The Wisconsin Elections Commission released numbers of absentee ballots in the race Friday afternoon, indicating about 25% of registered voters so far have requested ballots; about 110,000 have been requested and about 69,000 returned. Turnout statewide in April’s election, between absentee and in-person voting, amounted to about 36%.
“The Democrat Party’s been pushing absentee voting since before the April 7 election; we just think it’s the safest thing for people to do,” 7th Congressional Democrat chair Kim Butler said during the WIPPS broadcast. “Right now we’re pushing getting people to return them.” Zunker has focused heavily on virtual methods of reaching voters, holding several virtual listening sessions for voters in weeks leading up to the election.
In Wausau, city clerk Leslie Kremer, recommends that at this point voters return ballots through the city’s silver drop boxes at city hall and the post office. Ballots can also be brought to polling places on Tuesday.
Unlike the April election where a federal ruling allowed a week's extension for ballots to be received, absentee ballots sent by election day but received afterwards will not count toward the vote, with results to be released in traditional fashion on Tuesday evening.

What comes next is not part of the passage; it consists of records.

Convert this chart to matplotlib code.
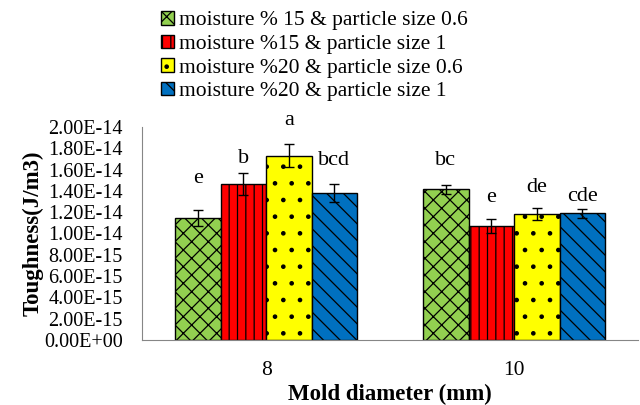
import numpy as np
import matplotlib
matplotlib.use('Agg')
import matplotlib.pyplot as plt
import matplotlib.ticker as mticker

plt.rcParams['font.family'] = ['Liberation Serif', 'DejaVu Serif']
plt.rcParams['hatch.linewidth'] = 0.9

# datos
diametros = ['8', '10']
series = ['moisture % 15 & particle size 0.6',
          'moisture %15 & particle size 1',
          'moisture %20 & particle size 0.6',
          'moisture %20 & particle size 1']
tenacidad = [
    [1.143e-14, 1.415e-14],
    [1.465e-14, 1.070e-14],
    [1.730e-14, 1.180e-14],
    [1.380e-14, 1.190e-14],
]
errores = [
    [0.075e-14, 0.040e-14],
    [0.105e-14, 0.066e-14],
    [0.110e-14, 0.055e-14],
    [0.080e-14, 0.040e-14],
]
letras = [
    ['e', 'bc'],
    ['b', 'e'],
    ['a', 'de'],
    ['bcd', 'cde'],
]

colores = ['#92D050', '#FF0000', '#FFFF00', '#0070C0']
tramas = ['xx', '||', '.', '\\\\']
# separacion de las letras sobre la barra de error (pixeles)
sep_letras = [[27, 20], [10, 17], [19, 16], [19, 8]]

fig = plt.figure(figsize=(6.4, 4.05), dpi=100)
ax = fig.add_axes([0.222, 0.1605, 0.775, 0.526])

x = np.arange(len(diametros))
ancho = 0.1835
for i in range(len(series)):
    pos = x + (i - 1.5) * ancho
    ax.bar(pos, tenacidad[i], ancho, color=colores[i], edgecolor='black',
           hatch=tramas[i], linewidth=1.0, label=series[i])
    ax.errorbar(pos, tenacidad[i], yerr=errores[i], fmt='none', ecolor='black',
                elinewidth=1.0, capsize=3.6, capthick=1.0)
    for j in range(len(diametros)):
        ax.annotate(letras[i][j], (pos[j], tenacidad[i][j] + errores[i][j]),
                    xytext=(0, sep_letras[i][j]), textcoords='offset pixels',
                    ha='center', va='baseline', fontsize=16, annotation_clip=False)

ax.set_xlim(-0.5, 1.5)
ax.set_ylim(0, 2.0e-14)
ax.set_yticks(np.arange(0, 2.01e-14, 0.2e-14))
ax.yaxis.set_major_formatter(mticker.FuncFormatter(
    lambda v, p: ('%.2E' % v).replace('E-0', 'E-')))
ax.set_xticks(x)
ax.set_xticklabels(diametros)
ax.tick_params(axis='both', length=0)
ax.tick_params(axis='y', labelsize=14.5, pad=14)
ax.tick_params(axis='x', labelsize=15.5, pad=15)
for s in ['top', 'right']:
    ax.spines[s].set_visible(False)
for s in ['left', 'bottom']:
    ax.spines[s].set_color('#868686')

ax.set_xlabel('Mold diameter (mm)', fontsize=16.5, fontweight='bold', labelpad=3)
ax.set_ylabel('Toughness(J/m3)', fontsize=16.5, fontweight='bold')
ax.yaxis.set_label_coords(-0.198, 0.5)

fig.legend(loc='upper left', bbox_to_anchor=(0.2516, 0.973), frameon=False,
           fontsize=15.5, handlelength=0.6, handleheight=0.6, handletextpad=0.23,
           labelspacing=0.195, borderaxespad=0, borderpad=0)

plt.savefig('out.png', dpi=100)
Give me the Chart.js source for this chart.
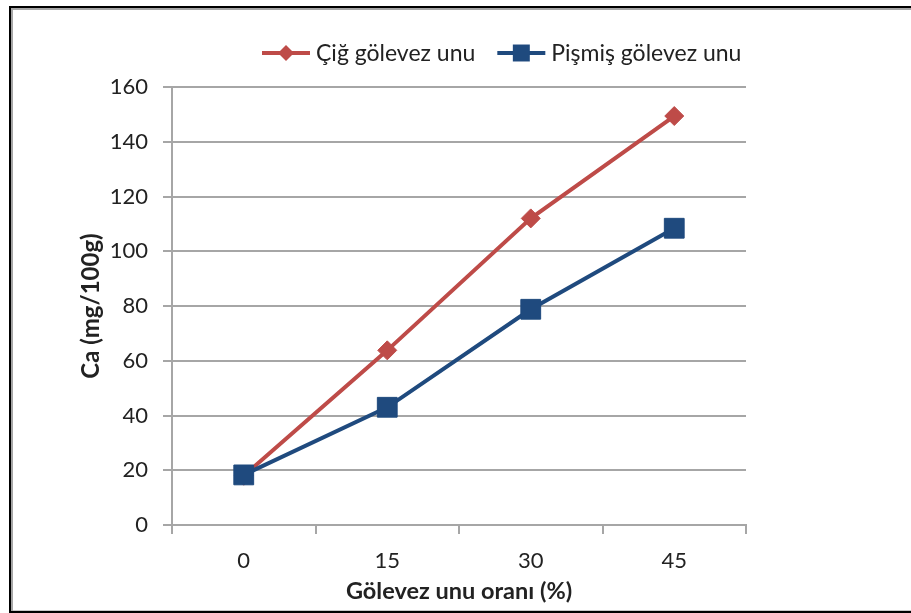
<!DOCTYPE html>
<html>
<head>
<meta charset="utf-8">
<script src="https://cdn.jsdelivr.net/npm/chart.js@4.4.1/dist/chart.umd.min.js"></script>
<style>
	body { margin: 0; background: #fff; overflow: hidden; }
	#zone { position: absolute; left: 0; top: 0; width: 911px; height: 613px; }
	/* cadre noir avec liseré gris, ouvert à droite */
	#cadre {
		position: absolute; left: 9px; top: 6px; width: 920px; height: 607px;
		box-sizing: border-box; border: 2px solid #000; border-right: none;
		box-shadow: inset 2px 2px 0 #a6a6a6, inset 0 -1px 0 #c8c8c8;
		pointer-events: none;
	}
</style>
</head>
<body>
<div id="zone"><canvas id="graphique" width="911" height="613"></canvas></div>
<div id="cadre"></div>
<script>
// Oranlar (%) et teneurs en calcium (mg/100g)
const oranlar = ["0", "15", "30", "45"];
const cigGolevez = [18, 63.8, 112, 149.4];
const pismisGolevez = [18.3, 43, 78.8, 108.4];
const seriesAdlari = ["Çiğ gölevez unu", "Pişmiş gölevez unu"];
const yMin = 0;
const yMax = 160;
const yPas = 20;

const gris = "#a6a6a6";
const texte = "#222";

Chart.defaults.font.family = "Lato, 'Open Sans', sans-serif";
Chart.defaults.font.size = 22;
Chart.defaults.color = texte;

// Légende en haut : trait + marqueur puis le libellé
const legendeLigne = {
	id: "legendeLigne",
	afterDraw(chart) {
		const ctx = chart.ctx;
		const y = 53;
		let x = 262;
		ctx.save();
		ctx.font = "23px Lato, 'Open Sans', sans-serif";
		ctx.textBaseline = "middle";
		chart.data.datasets.forEach(ds => {
			ctx.strokeStyle = ds.borderColor;
			ctx.fillStyle = ds.pointBackgroundColor;
			ctx.lineWidth = ds.borderWidth;
			ctx.beginPath();
			ctx.moveTo(x, y);
			ctx.lineTo(x + 48, y);
			ctx.stroke();
			Chart.helpers.drawPoint(ctx, {
				pointStyle: ds.pointStyle,
				radius: ds.legendRadius,
				rotation: 0,
				borderWidth: 0
			}, x + 24, y);
			ctx.fillStyle = texte;
			ctx.fillText(ds.label, x + 54, y + 1);
			x += 54 + ctx.measureText(ds.label).width + 22;
		});
		ctx.restore();
	}
};

new Chart(document.querySelector("#graphique"), {
	type: "line",
	data: {
		labels: oranlar,
		datasets: [{
			label: seriesAdlari[0],
			data: cigGolevez,
			borderColor: "#be4b48",
			backgroundColor: "#be4b48",
			pointBackgroundColor: "#be4b48",
			pointBorderColor: "#be4b48",
			borderWidth: 4,
			pointStyle: "rectRot",
			pointRadius: 9.5,
			legendRadius: 8,
			pointBorderWidth: 1,
			order: 1
		}, {
			label: seriesAdlari[1],
			data: pismisGolevez,
			borderColor: "#1f4a7e",
			backgroundColor: "#1f4a7e",
			pointBackgroundColor: "#1f4a7e",
			pointBorderColor: "#1f4a7e",
			borderWidth: 4,
			pointStyle: "rect",
			pointRadius: 14,
			legendRadius: 12,
			pointBorderWidth: 1,
			order: 0
		}]
	},
	options: {
		responsive: false,
		animation: false,
		devicePixelRatio: 1,
		layout: { padding: { left: 0, right: 165, top: 87, bottom: 0 } },
		plugins: {
			legend: { display: false },
			tooltip: { enabled: false }
		},
		scales: {
			x: {
				offset: true,
				afterFit: scale => { scale.height = 88; },
				grid: {
					offset: true,
					drawOnChartArea: false,
					tickLength: 9,
					color: gris,
					lineWidth: 2
				},
				border: { color: gris, width: 2 },
				ticks: { padding: 14, font: { size: 22 } },
				title: {
					display: true,
					text: "Gölevez unu oranı (%)",
					font: { size: 23.5, weight: "bold" },
					padding: { top: 0, bottom: 7 }
				}
			},
			y: {
				min: yMin,
				max: yMax,
				afterFit: scale => { scale.width = 172; },
				grid: { tickLength: 9, color: gris, lineWidth: 2 },
				border: { color: gris, width: 2 },
				ticks: { stepSize: yPas, padding: 15, font: { size: 22 } },
				title: {
					display: true,
					text: "Ca (mg/100g)",
					font: { size: 24, weight: "bold" },
					padding: { top: 77, bottom: 0 }
				}
			}
		}
	},
	plugins: [legendeLigne]
});
</script>
</body>
</html>
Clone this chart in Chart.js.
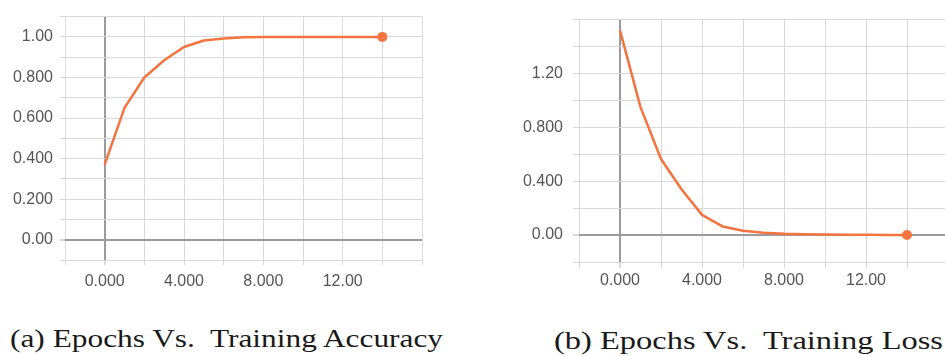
<!DOCTYPE html>
<html>
<head>
<meta charset="utf-8">
<script src="https://cdn.jsdelivr.net/npm/chart.js@4/dist/chart.umd.min.js"></script>
<style>
  html, body { margin: 0; padding: 0; background: #fff; width: 945px; height: 356px; overflow: hidden; position: relative; }
  .box { position: absolute; }
  .cap { position: absolute; font-family: "Liberation Serif", "Times New Roman", serif; font-size: 25px; line-height: normal; color: #1a1a1a; white-space: nowrap; transform-origin: 0 0; }
</style>
</head>
<body>
<div class="box" style="left:0;top:0;width:440px;height:290px"><canvas id="acc" width="440" height="290"></canvas></div>
<div class="box" style="left:500px;top:0;width:460px;height:300px"><canvas id="loss" width="460" height="300"></canvas></div>
<div class="cap" id="capA" style="left:10px;top:325px">(a) Epochs Vs.&nbsp; Training Accuracy</div>
<div class="cap" id="capB" style="left:554px;top:327px">(b) Epochs Vs.&nbsp; Training Loss</div>
<script>
// ---- data ----
const epochs = [0, 1, 2, 3, 4, 5, 6, 7, 8, 9, 10, 11, 12, 13, 14];
const accuracy = [0.37, 0.65, 0.80, 0.885, 0.95, 0.982, 0.992, 0.998, 1.0, 1.0, 1.0, 1.0, 1.0, 1.0, 1.0];
const loss = [1.52, 0.95, 0.565, 0.34, 0.15, 0.064, 0.032, 0.018, 0.01, 0.006, 0.004, 0.003, 0.002, 0.001, 0.001];

const xTickValues = [0, 4, 8, 12];
const xTickLabels = ['0.000', '4.000', '8.000', '12.00'];
const accYTickValues = [0, 0.2, 0.4, 0.6, 0.8, 1.0];
const accYTickLabels = ['0.00', '0.200', '0.400', '0.600', '0.800', '1.00'];
const lossYTickValues = [0, 0.4, 0.8, 1.2];
const lossYTickLabels = ['0.00', '0.400', '0.800', '1.20'];

const captions = { capA: 433, capB: 389 };

// ---- styles ----
const LINE = '#f4743f';
const GRID = '#d8d8d8';
const ZERO = '#9b9b9b';
const TICKFONT = { family: '"Liberation Sans", Arial, sans-serif', size: 16 };
const TICKCOLOR = '#555';

function labelFor(values, labels) {
  return function (v) {
    for (let i = 0; i < values.length; i++) {
      if (Math.abs(values[i] - v) < 1e-9) return labels[i];
    }
    return '';
  };
}
const isZero = ctx => ctx.tick && Math.abs(ctx.tick.value) < 1e-9;

function makeChart(id, values, cfg) {
  const pts = epochs.map((e, i) => ({ x: e, y: values[i] }));
  const last = pts.length - 1;
  return new Chart(document.getElementById(id), {
    type: 'line',
    data: {
      datasets: [{
        data: pts,
        borderColor: LINE,
        backgroundColor: LINE,
        borderWidth: 2.5,
        borderJoinStyle: 'round',
        tension: 0,
        pointRadius: c => c.dataIndex === last ? 5 : 0,
        pointBackgroundColor: LINE,
        pointBorderWidth: 0,
        fill: false
      }]
    },
    options: {
      responsive: false,
      animation: false,
      devicePixelRatio: 1,
      layout: { padding: cfg.padding },
      plugins: { legend: { display: false }, tooltip: { enabled: false } },
      scales: {
        x: {
          type: 'linear',
          min: -2, max: 16,
          afterFit: s => { s.height = cfg.xHeight; },
          border: { display: false },
          grid: {
            color: c => isZero(c) ? ZERO : GRID,
            lineWidth: c => isZero(c) ? 2 : 1,
            tickColor: GRID,
            tickLength: cfg.tickLen,
            drawTicks: true
          },
          ticks: {
            stepSize: 2,
            autoSkip: false,
            maxRotation: 0,
            padding: cfg.xPad,
            color: TICKCOLOR,
            font: TICKFONT,
            callback: labelFor(xTickValues, xTickLabels)
          }
        },
        y: {
          type: 'linear',
          min: cfg.yMin, max: cfg.yMax,
          afterFit: s => { s.width = cfg.yWidth; },
          border: { display: false },
          grid: {
            color: c => isZero(c) ? ZERO : GRID,
            lineWidth: c => isZero(c) ? 2 : 1,
            tickColor: GRID,
            tickLength: cfg.tickLen,
            drawTicks: true
          },
          ticks: {
            stepSize: cfg.yStep,
            autoSkip: false,
            padding: cfg.yPad,
            color: TICKCOLOR,
            font: TICKFONT,
            callback: labelFor(cfg.yVals, cfg.yLabels)
          }
        }
      }
    }
  });
}

makeChart('acc', accuracy, {
  padding: { top: 15, right: 18, left: 0, bottom: 0 },
  xHeight: 30, yWidth: 65, tickLen: 5, xPad: 7, yPad: 7,
  yMin: -0.1, yMax: 1.1, yStep: 0.1,
  yVals: accYTickValues, yLabels: accYTickLabels
});

makeChart('loss', loss, {
  padding: { top: 7, right: 12, left: 0, bottom: 0 },
  xHeight: 38, yWidth: 79, tickLen: 6, xPad: 3, yPad: 10,
  yMin: -0.2, yMax: 1.6, yStep: 0.2,
  yVals: lossYTickValues, yLabels: lossYTickLabels
});

// fit captions to their widths in the reference
for (const id in captions) {
  const el = document.getElementById(id);
  const w = el.getBoundingClientRect().width;
  el.style.transform = 'scaleX(' + (captions[id] / w) + ')';
}
</script>
</body>
</html>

Both candidates have picked up big name endorsements from party leaders, with the president tweeting out his endorsement for Tiffany in addition to endorsements from former Congressman Duffy and former governor Scott Walker. Zunker has received the endorsements of former presidential candidates Senator Elizabeth Warren and Kamala Harris, former longtime 7th Congressional district congressman Dave Obey, as well as prominent liberal advocacy groups like Emily’s list and American Federation of Labor and Congress of Industrial Organizations (AFL-CIO).